WORK TO DO | Reproduce all of the data below without alteration; exclude every picture.

>>>>>

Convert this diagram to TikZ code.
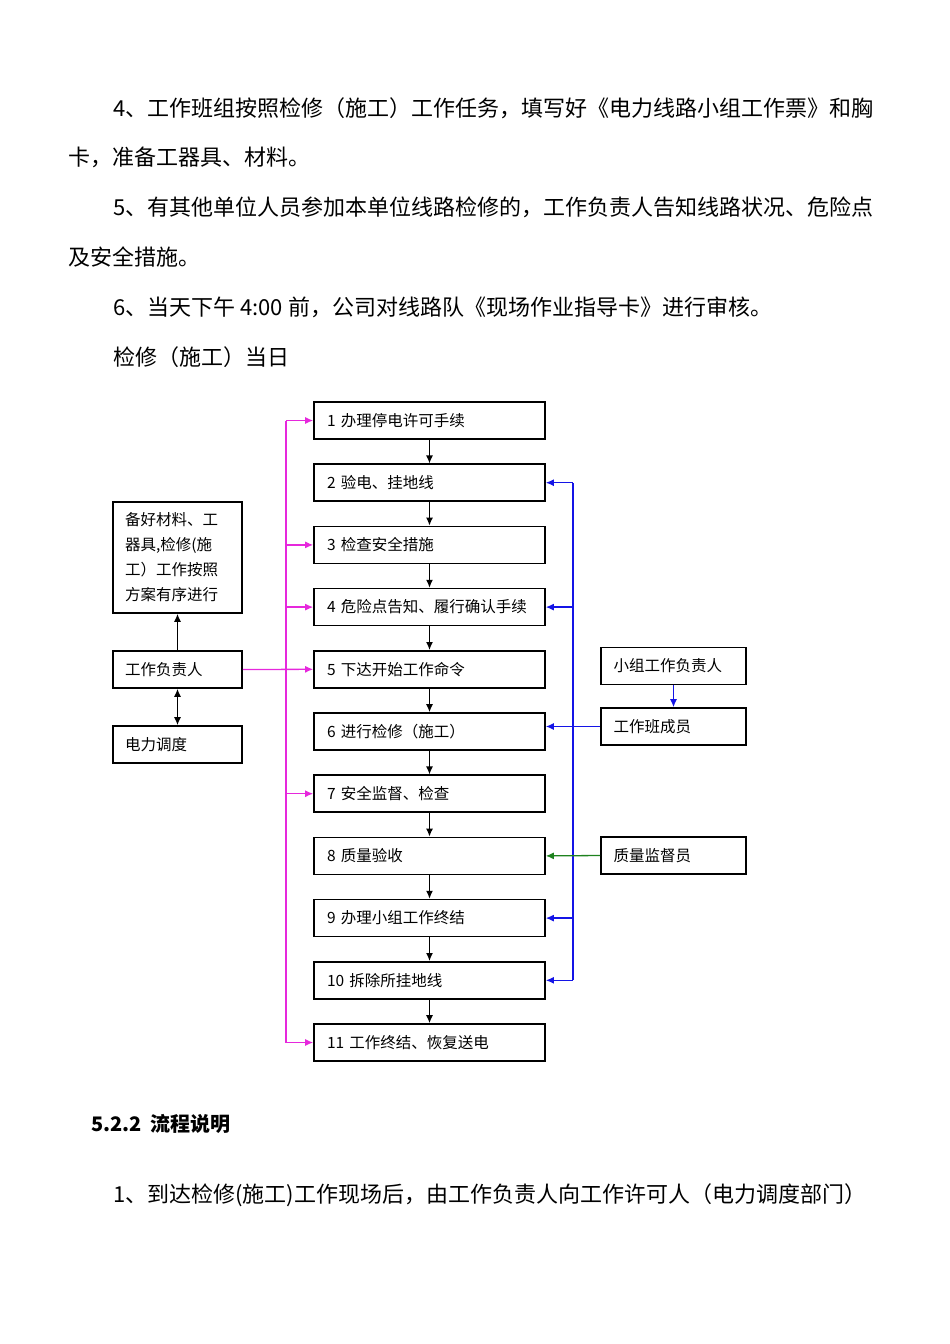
\documentclass[tikz,border=0pt]{standalone}
\usepackage{fontspec}
\setmainfont{Noto Sans CJK SC}
\usetikzlibrary{arrows.meta}
\begin{document}
\begin{tikzpicture}[x=1pt,y=-1pt,
  para/.style={anchor=west,inner sep=0,font=\fontsize{22}{26}\selectfont},
  box/.style={draw,line width=1.6pt,minimum height=37pt,inner sep=0},
  stepbox/.style={box,minimum width=231pt,text width=205pt,align=left,font=\fontsize{15.5}{18}\selectfont},
  sidebox/.style={box,minimum width=129pt,text width=105pt,align=left,font=\fontsize{15.5}{18}\selectfont},
  rbox/.style={box,minimum width=145pt,text width=120pt,align=left,font=\fontsize{15.5}{18}\selectfont},
  ar/.style={-{Latex[length=8pt,width=7pt]},line width=1.3pt},
  mg/.style={ar,draw={rgb,255:red,230;green,40;blue,220}},
  bl/.style={ar,draw={rgb,255:red,20;green,20;blue,230}},
  gr/.style={ar,draw={rgb,255:red,30;green,130;blue,30}}]
\useasboundingbox (0,0) rectangle (950,1344);
\node[para] (p1) at (113,108) {4、工作班组按照检修（施工）工作任务，填写好《电力线路小组工作票》和胸};
\node[para] (p2) at (68,157) {卡，准备工器具、材料。};
\node[para] (p3) at (113,207) {5、有其他单位人员参加本单位线路检修的，工作负责人告知线路状况、危险点};
\node[para] (p4) at (68,257) {及安全措施。};
\node[para] (p5) at (113,307) {6、当天下午 4:00 前，公司对线路队《现场作业指导卡》进行审核。};
\node[para] (p6) at (113,357) {检修（施工）当日};
\node[para,font=\fontsize{20}{24}\selectfont\bfseries] (p7) at (91,1124) {5.2.2\ \ 流程说明};
\node[para] (p8) at (113,1195) {1、到达检修(施工)工作现场后，由工作负责人向工作许可人（电力调度部门）};

\foreach \i/\t in {1/办理停电许可手续,2/验电、挂地线,3/检查安全措施,4/危险点告知、履行确认手续,5/下达开始工作命令,6/进行检修（施工）,7/安全监督、检查,8/质量验收,9/办理小组工作终结,10/拆除所挂地线,11/工作终结、恢复送电}
  \node[stepbox] (s\i) at (429.5,{420.5+62.2*(\i-1)}) {\i\ \t};
\foreach \i [evaluate=\i as \j using int(\i+1)] in {1,...,10}
  \draw[ar] (s\i) -- (s\j);

\node[sidebox,minimum height=111pt,font=\fontsize{15.5}{25}\selectfont] (prep) at (177.5,557.5) {备好材料、工\\器具,检修(施\\工）工作按照\\方案有序进行};
\node[sidebox] (lead) at (177.5,669.5) {工作负责人};
\node[sidebox] (disp) at (177.5,744.5) {电力调度};
\draw[ar] (lead) -- (prep);
\draw[ar,{Latex[length=8pt,width=7pt]}-{Latex[length=8pt,width=7pt]}] (lead) -- (disp);

\node[rbox] (grp) at (673.5,666) {小组工作负责人};
\node[rbox] (crew) at (673.5,726.5) {工作班成员};
\node[rbox] (qa) at (673.5,855.5) {质量监督员};

\coordinate (mtop) at (286,420.5);
\coordinate (mbot) at (286,1042.5);
\draw[mg,-] (mtop) -- (mbot);
\foreach \i in {1,3,4,7,11} \draw[mg] (286,{420.5+62.2*(\i-1)}) -- (s\i.west);
\draw[mg] (lead.east) -- (s5.west);

\draw[bl,-] (573,483) -- (573,980);
\foreach \i in {2,4,9,10} \draw[bl] (573,{420.5+62.2*(\i-1)}) -- (s\i.east);
\draw[bl] (crew.west) -- (s6.east |- crew.west);
\draw[bl] (grp) -- (crew);
\draw[gr] (qa.west) -- (s8.east);
\end{tikzpicture}
\end{document}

<<<<<

WRITTEN REPLY |
Convert this diagram to TikZ code.
\documentclass[tikz,border=0pt]{standalone}
\usepackage{fontspec}
\setmainfont{Noto Sans CJK SC}
\usetikzlibrary{arrows.meta}
\begin{document}
\begin{tikzpicture}[x=1pt,y=-1pt,
  para/.style={anchor=west,inner sep=0,font=\fontsize{22}{26}\selectfont},
  box/.style={draw,line width=1.6pt,minimum height=37pt,inner sep=0},
  stepbox/.style={box,minimum width=231pt,text width=205pt,align=left,font=\fontsize{15.5}{18}\selectfont},
  sidebox/.style={box,minimum width=129pt,text width=105pt,align=left,font=\fontsize{15.5}{18}\selectfont},
  rbox/.style={box,minimum width=145pt,text width=120pt,align=left,font=\fontsize{15.5}{18}\selectfont},
  ar/.style={-{Latex[length=8pt,width=7pt]},line width=1.3pt},
  mg/.style={ar,draw={rgb,255:red,230;green,40;blue,220}},
  bl/.style={ar,draw={rgb,255:red,20;green,20;blue,230}},
  gr/.style={ar,draw={rgb,255:red,30;green,130;blue,30}}]
\useasboundingbox (0,0) rectangle (950,1344);
\node[para] (p1) at (113,108) {4、工作班组按照检修（施工）工作任务，填写好《电力线路小组工作票》和胸};
\node[para] (p2) at (68,157) {卡，准备工器具、材料。};
\node[para] (p3) at (113,207) {5、有其他单位人员参加本单位线路检修的，工作负责人告知线路状况、危险点};
\node[para] (p4) at (68,257) {及安全措施。};
\node[para] (p5) at (113,307) {6、当天下午 4:00 前，公司对线路队《现场作业指导卡》进行审核。};
\node[para] (p6) at (113,357) {检修（施工）当日};
\node[para,font=\fontsize{20}{24}\selectfont\bfseries] (p7) at (91,1124) {5.2.2\ \ 流程说明};
\node[para] (p8) at (113,1195) {1、到达检修(施工)工作现场后，由工作负责人向工作许可人（电力调度部门）};

\foreach \i/\t in {1/办理停电许可手续,2/验电、挂地线,3/检查安全措施,4/危险点告知、履行确认手续,5/下达开始工作命令,6/进行检修（施工）,7/安全监督、检查,8/质量验收,9/办理小组工作终结,10/拆除所挂地线,11/工作终结、恢复送电}
  \node[stepbox] (s\i) at (429.5,{420.5+62.2*(\i-1)}) {\i\ \t};
\foreach \i [evaluate=\i as \j using int(\i+1)] in {1,...,10}
  \draw[ar] (s\i) -- (s\j);

\node[sidebox,minimum height=111pt,font=\fontsize{15.5}{25}\selectfont] (prep) at (177.5,557.5) {备好材料、工\\器具,检修(施\\工）工作按照\\方案有序进行};
\node[sidebox] (lead) at (177.5,669.5) {工作负责人};
\node[sidebox] (disp) at (177.5,744.5) {电力调度};
\draw[ar] (lead) -- (prep);
\draw[ar,{Latex[length=8pt,width=7pt]}-{Latex[length=8pt,width=7pt]}] (lead) -- (disp);

\node[rbox] (grp) at (673.5,666) {小组工作负责人};
\node[rbox] (crew) at (673.5,726.5) {工作班成员};
\node[rbox] (qa) at (673.5,855.5) {质量监督员};

\coordinate (mtop) at (286,420.5);
\coordinate (mbot) at (286,1042.5);
\draw[mg,-] (mtop) -- (mbot);
\foreach \i in {1,3,4,7,11} \draw[mg] (286,{420.5+62.2*(\i-1)}) -- (s\i.west);
\draw[mg] (lead.east) -- (s5.west);

\draw[bl,-] (573,483) -- (573,980);
\foreach \i in {2,4,9,10} \draw[bl] (573,{420.5+62.2*(\i-1)}) -- (s\i.east);
\draw[bl] (crew.west) -- (s6.east |- crew.west);
\draw[bl] (grp) -- (crew);
\draw[gr] (qa.west) -- (s8.east);
\end{tikzpicture}
\end{document}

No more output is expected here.